Web Simulation 

 

 

 

 

microGPT: Minimal GPT Training & Inference 

This simulator implements the most atomic way to train and run inference for a GPT in pure JavaScript (ported from the dependency-free Python version by @karpathy). It demonstrates tokenization, autograd, a tiny transformer (embedding + position, one layer of multi-head attention and MLP), and Adam optimization to learn to generate short names.

The excellent orignal code and documents are at Andrej Karpathy blog . This is just a visualized web based version of Karpathy's python code.

Mathematical foundation

1. Tokenizer

The dataset is a list of documents (e.g. names). Unique characters in the dataset form the character vocabulary; each character maps to a token id 0 .. n−1. A special BOS (Beginning of Sequence) token has id n. Documents are tokenized as BOS + character ids + BOS. Vocab size = n + 1.

2. Autograd

Each scalar in the computation is a Value with data (forward value) and grad (gradient from the loss). Operations (+, ×, log, exp, ReLU, etc.) build a directed graph. Backward traverses the graph in topological order and applies the chain rule:

child.grad += local_derivative × parent.grad
3. Model (GPT-style)

For each position: token embedding (wte) + position embedding (wpe) → RMSNorm. Then for each layer: (1) Multi-head attention: RMSNorm → Q, K, V projections; per-head scaled dot-product attention over previous positions; output projection and residual; (2) MLP: RMSNorm → linear(4×dim) → ReLU → linear(dim) → residual. The final hidden state is multiplied by lm_head to get logits over the vocabulary. Softmax gives next-token probabilities; the loss is the average negative log probability of the target token at each position.

4. Optimizer (Adam)

First moment m and second moment v are updated with decay rates β1, β2. Bias-corrected , update the parameters (learning rate is linearly decayed over steps):

p ← p − lr × m̂ / (√v̂ + ε)
5. Inference

Start with BOS; at each position run the forward pass, apply temperature to logits (divide by T), softmax, then sample the next token. Stop when BOS is sampled or context length is reached. Lower temperature → more deterministic; higher → more diverse (and often noisier) outputs.

Simulation

The interactive simulator is below. Use the controls to explore the concepts described above.

Model stats
num docs:   vocab size:   num params:
Step: 0 / 1000
Training & inference
0.50
Network architecture

Training

posId

Input (context)

token_id (in)

Target

token_id (out)

token_id pos_id Wte Wpe Sum (Add) RMSNorm LAYER 0 ATTENTION RMS Q,K,V 4h-Attn out FEED FORWARD (MLP) RMS FC 4d ReLU FC d lm_head Logits
Weights (live)

Number

Matrix

Row

Col

Value

Training log

                        
Generated samples (inference)

 

Usage

Use the controls to train a minimal GPT and generate name-like strings:

  1. Num steps: Total training steps (each step uses one document). Try 500–1000 for quick results.
  2. Temperature: Sampling temperature for inference (0.1–1.5). Lower = more conservative; higher = more random.
  3. Reset: Re-initialize the model and optimizer. Clears the log and step counter.
  4. Step Fwd: Advance one autoregressive step (training data). The overlay shows posId, Input (context), token_id, and Target.
  5. Gen Step: Generate one token at a time. The overlay switches to "Generation" mode and shows the input context and sampled output for each step.
  6. Run / Stop: Run training until the step count reaches Num steps, or click Stop to pause.
  7. Generate: Sample 20 sequences from the current model using the current temperature and show them in the samples area.

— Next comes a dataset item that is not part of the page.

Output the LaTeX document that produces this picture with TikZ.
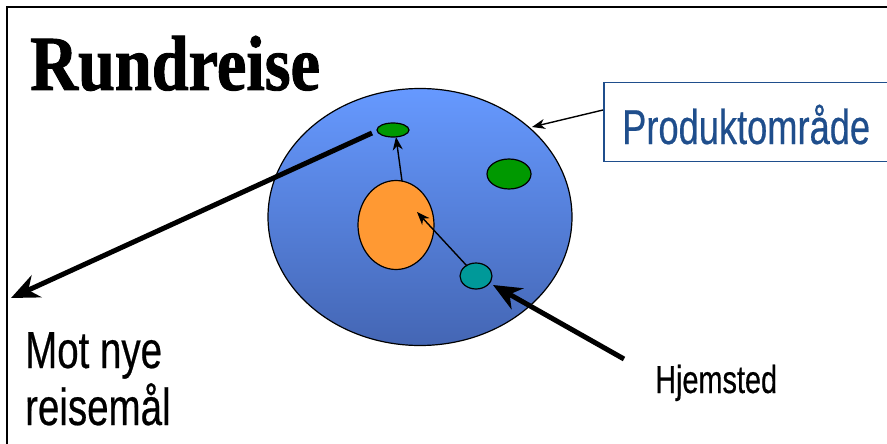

After training (e.g. 500–1000 steps), click Generate to see short "hallucinated" names. The model learns character-level statistics from the small embedded name list.

Limitations

  • Educational micro-scale. A single transformer layer with a tiny embedding dimension and a handful of heads, trained on a short embedded name list. It captures the mechanism of a GPT, not the capacity — real models have dozens of layers and billions of parameters.
  • Character-level, tiny vocabulary. Tokens are individual characters plus a BOS marker; there is no sub-word/BPE tokenizer, so it cannot model words, syntax, or long-range meaning.
  • Scalar autograd, no tensors/GPU. Every value is a scalar node in a hand-built graph for transparency; this is orders of magnitude slower than batched tensor math, so only short training runs are practical.
  • Overfits a small dataset. With so little data the model memorizes character statistics rather than generalizing; "names" are plausible-looking but not novel in a meaningful sense.
  • Fixed, short context. A small maximum context length limits how much prior text attention can use; documents longer than the context are truncated.
  • Port of a teaching model. This is a visualized JS port of Karpathy's dependency-free micro-GPT; it deliberately omits dropout, weight tying nuances, mixed precision, and the engineering that production training requires.